Porfirio Lobo, Honduras’s president elect, said that as soon as he takes office, January 27, he will sign a safe-conduct for ousted Honduran President Manuel Zelaya who will then be authorized to travel to the Dominican Republic.

Zelaya will thus have ended his four-month refuge in the Brazilian embassy when his term would have concluded, his closest adviser said on Thursday.

Zelaya, a conservative populist who was ousted in a coup on June 28, accepted an agreement backed by the government of Santo Domingo to travel to the Dominican Republic, Rael Tome, a close aid to Zelaya told Radio Globo radio.

Tome said Zelaya would remain politically active, but leaving the country effectively ends his career as a meaningful leader in Honduras.

“On January 27 there is a way out … The exit will not be a permanent exit, we will come back to the country to continue in these processes with the Honduran people,” Tome said.

Zelaya failed to return to office and reverse the coup despite support from the United States and many Latin American countries.

The agreement, signed by Honduras’ President-elect Porfirio Lobo, stipulates Zelaya, his family members and his circle of advisers can enter the Dominican Republic after Lobo assumes power next Wednesday.
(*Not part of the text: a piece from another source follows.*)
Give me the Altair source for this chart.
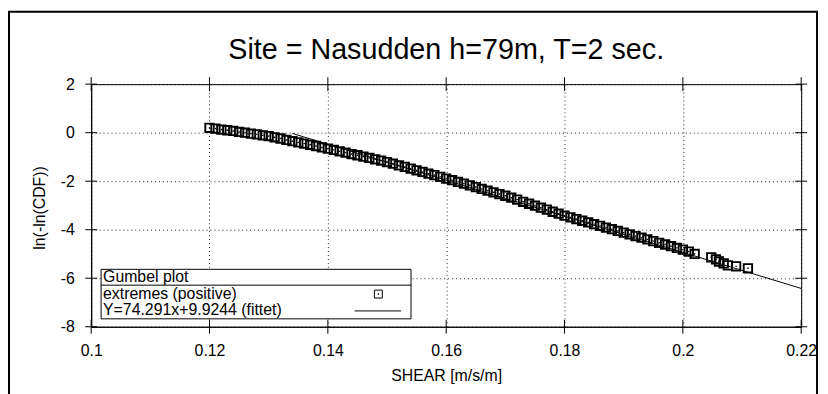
import altair as alt
import pandas as pd

# ---- data ----
shear = [0.120, 0.121, 0.122, 0.123, 0.124, 0.125, 0.126, 0.127, 0.128, 0.129,
         0.130, 0.131, 0.132, 0.133, 0.134, 0.135, 0.136, 0.137, 0.138, 0.139,
         0.140, 0.141, 0.142, 0.143, 0.144, 0.145, 0.146, 0.147, 0.148, 0.149,
         0.150, 0.151, 0.152, 0.153, 0.154, 0.155, 0.156, 0.157, 0.158, 0.159,
         0.160, 0.161, 0.162, 0.163, 0.164, 0.165, 0.166, 0.167, 0.168, 0.169,
         0.170, 0.171, 0.172, 0.173, 0.174, 0.175, 0.176, 0.177, 0.178, 0.179,
         0.180, 0.181, 0.182, 0.183, 0.184, 0.185, 0.186, 0.187, 0.188, 0.189,
         0.190, 0.191, 0.192, 0.193, 0.194, 0.195, 0.196, 0.197, 0.198, 0.199,
         0.200, 0.201, 0.202,
         0.2048, 0.2056, 0.2061, 0.2069, 0.2076, 0.2090, 0.2110]
gumbel = [0.20, 0.17, 0.13, 0.10, 0.07, 0.03, 0.00, -0.04, -0.07, -0.11,
          -0.14, -0.19, -0.24, -0.30, -0.35, -0.40, -0.45, -0.50, -0.55, -0.61,
          -0.66, -0.71, -0.77, -0.82, -0.88, -0.93, -0.99, -1.04, -1.10, -1.15,
          -1.21, -1.28, -1.35, -1.41, -1.48, -1.55, -1.62, -1.69, -1.75, -1.82,
          -1.89, -1.96, -2.03, -2.10, -2.17, -2.24, -2.32, -2.39, -2.46, -2.53,
          -2.60, -2.68, -2.76, -2.85, -2.93, -3.01, -3.09, -3.17, -3.26, -3.34,
          -3.42, -3.49, -3.56, -3.63, -3.70, -3.77, -3.84, -3.91, -3.98, -4.05,
          -4.12, -4.19, -4.26, -4.33, -4.40, -4.47, -4.54, -4.61, -4.68, -4.75,
          -4.82, -4.90, -5.00,
          -5.14, -5.22, -5.31, -5.39, -5.47, -5.51, -5.59]

fit_x = [0.134, 0.22]
fit_y = [-0.031, -6.420]

x_ticks = [0.1, 0.12, 0.14, 0.16, 0.18, 0.2, 0.22]
y_ticks = [-8, -6, -4, -2, 0, 2]

title_text = "Site = Nasudden h=79m, T=2 sec."
x_title = "SHEAR [m/s/m]"
y_title = "ln(-ln(CDF))"
legend_header = "Gumbel plot"
legend_points = "extremes (positive)"
legend_line = "Y=74.291x+9.9244 (fittet)"

# ---- layout ----
W, H = 717, 245
FONT = "Liberation Sans"

pts = pd.DataFrame({"x": shear, "y": gumbel})
fit = pd.DataFrame({"x": fit_x, "y": fit_y})
xt = pd.DataFrame({"x": x_ticks})
yt = pd.DataFrame({"y": y_ticks})
one = pd.DataFrame({"d": [0]})

xscale = alt.Scale(domain=[0.1, 0.22], nice=False, zero=False)
yscale = alt.Scale(domain=[-8, 2], nice=False, zero=False)

x_axis = alt.Axis(values=x_ticks, labelPadding=16, title=x_title,
                  titleY=54, titleBaseline="alphabetic", titleX=W / 2,
                  titleAlign="center", labelExpr="'' + datum.value",
                  labelFlush=False, labelOverlap=False)
y_axis = alt.Axis(values=y_ticks, labelPadding=17, title=y_title,
                  titleX=-47, titleY=H / 2 + 2, titleAngle=270,
                  titleBaseline="alphabetic", titleAlign="center",
                  labelExpr="'' + datum.value",
                  labelFlush=False, labelOverlap=False)

squares = alt.Chart(pts).mark_point(shape="square", size=72, filled=False,
                                    color="black", strokeWidth=1.9, opacity=1).encode(
    x=alt.X("x:Q", scale=xscale, axis=x_axis),
    y=alt.Y("y:Q", scale=yscale, axis=y_axis))

dots = alt.Chart(pts).mark_point(shape="square", size=2, filled=True,
                                 color="black", opacity=1).encode(
    x=alt.X("x:Q"), y=alt.Y("y:Q"))

line = alt.Chart(fit).mark_line(color="black", strokeWidth=1).encode(
    x=alt.X("x:Q"), y=alt.Y("y:Q"))

tick_len = 7
xt_bot = alt.Chart(xt).mark_rule(color="black", strokeWidth=1).encode(
    x=alt.X("x:Q"), y=alt.value(H - tick_len), y2=alt.value(H + tick_len))
xt_top = alt.Chart(xt).mark_rule(color="black", strokeWidth=1).encode(
    x=alt.X("x:Q"), y=alt.value(-tick_len), y2=alt.value(tick_len))
yt_left = alt.Chart(yt).mark_rule(color="black", strokeWidth=1).encode(
    y=alt.Y("y:Q"), x=alt.value(-6), x2=alt.value(6))
yt_right = alt.Chart(yt).mark_rule(color="black", strokeWidth=1).encode(
    y=alt.Y("y:Q"), x=alt.value(W - 6), x2=alt.value(W + 6))

frame = alt.Chart(one).mark_rect(fillOpacity=0, stroke="black", strokeWidth=2).encode(
    x=alt.value(-83), x2=alt.value(733), y=alt.value(-73), y2=alt.value(330))

# legend box (drawn)
lg_box = alt.Chart(one).mark_rect(fill="white", stroke="black", strokeWidth=1).encode(
    x=alt.value(10), x2=alt.value(323), y=alt.value(187), y2=alt.value(237))
lg_div = alt.Chart(one).mark_rule(color="black", strokeWidth=1).encode(
    x=alt.value(10), x2=alt.value(323), y=alt.value(203))
lg_t1 = alt.Chart(one).mark_text(text=legend_header, align="left", baseline="alphabetic",
                                  font=FONT, fontSize=16, color="black").encode(
    x=alt.value(12), y=alt.value(200))
lg_t2 = alt.Chart(one).mark_text(text=legend_points, align="left", baseline="alphabetic",
                                  font=FONT, fontSize=16, color="black").encode(
    x=alt.value(12), y=alt.value(217))
lg_t3 = alt.Chart(one).mark_text(text=legend_line, align="left", baseline="alphabetic",
                                  font=FONT, fontSize=16, color="black").encode(
    x=alt.value(12), y=alt.value(233))
lg_sym = alt.Chart(one).mark_point(shape="square", size=64, filled=False, color="black",
                                    strokeWidth=1, opacity=1).encode(
    x=alt.value(290), y=alt.value(212))
lg_symdot = alt.Chart(one).mark_point(shape="square", size=2, filled=True, color="black",
                                       opacity=1).encode(
    x=alt.value(290), y=alt.value(212))
lg_line = alt.Chart(one).mark_rule(color="black", strokeWidth=1).encode(
    x=alt.value(266), x2=alt.value(313), y=alt.value(229))

title = alt.Chart(one).mark_text(text=title_text, align="center", baseline="alphabetic",
                                  font=FONT, fontSize=29, color="black").encode(
    x=alt.value(W / 2), y=alt.value(-25))

chart = alt.layer(
    squares, dots, line, xt_bot, xt_top, yt_left, yt_right, frame,
    lg_box, lg_div, lg_t1, lg_t2, lg_t3, lg_sym, lg_symdot, lg_line, title
).properties(
    width=W, height=H,
    autosize=alt.AutoSizeParams(type="none"),
    padding={"left": 84, "top": 75, "right": 19, "bottom": 66},
    background="white",
).configure_view(
    stroke="black", strokeWidth=1
).configure_axis(
    grid=True, gridDash=[1, 3], gridColor="#000000", gridOpacity=0.85,
    ticks=False, domain=True, domainColor="#000000", domainWidth=1,
    labelFont=FONT, labelFontSize=16, labelColor="#000000",
    titleFont=FONT, titleFontSize=16, titleColor="#000000",
    titleFontWeight="normal",
)

chart.save("out.html", embed_options={"renderer": "svg", "actions": False})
Lobo won a November election, which many nations denounced as illegitimate because it was organized by the de facto government that toppled Zelaya, who took refuge in the embassy in September.

Zelaya was ousted by the Army on an order from the Supreme Court after he angered the country’s business leaders and members of his own party with a bid to change the constitution, by trying to introduce presidential re-election, which is illegal under Honduran law.

His critics accused him of trying to stay in office past his term, following in the footsteps of Venezuela’s President Hugo Chavez, a charge Zelaya strongly denies.

US ambassador in Tegucigalpa Hugo Llorens said the Obama administration would be represented at the inauguration of President Lobo next Wednesday. The US State Department also announced it had canceled the visas of ministers and top officials from the de facto regime of Roberto Micheletti.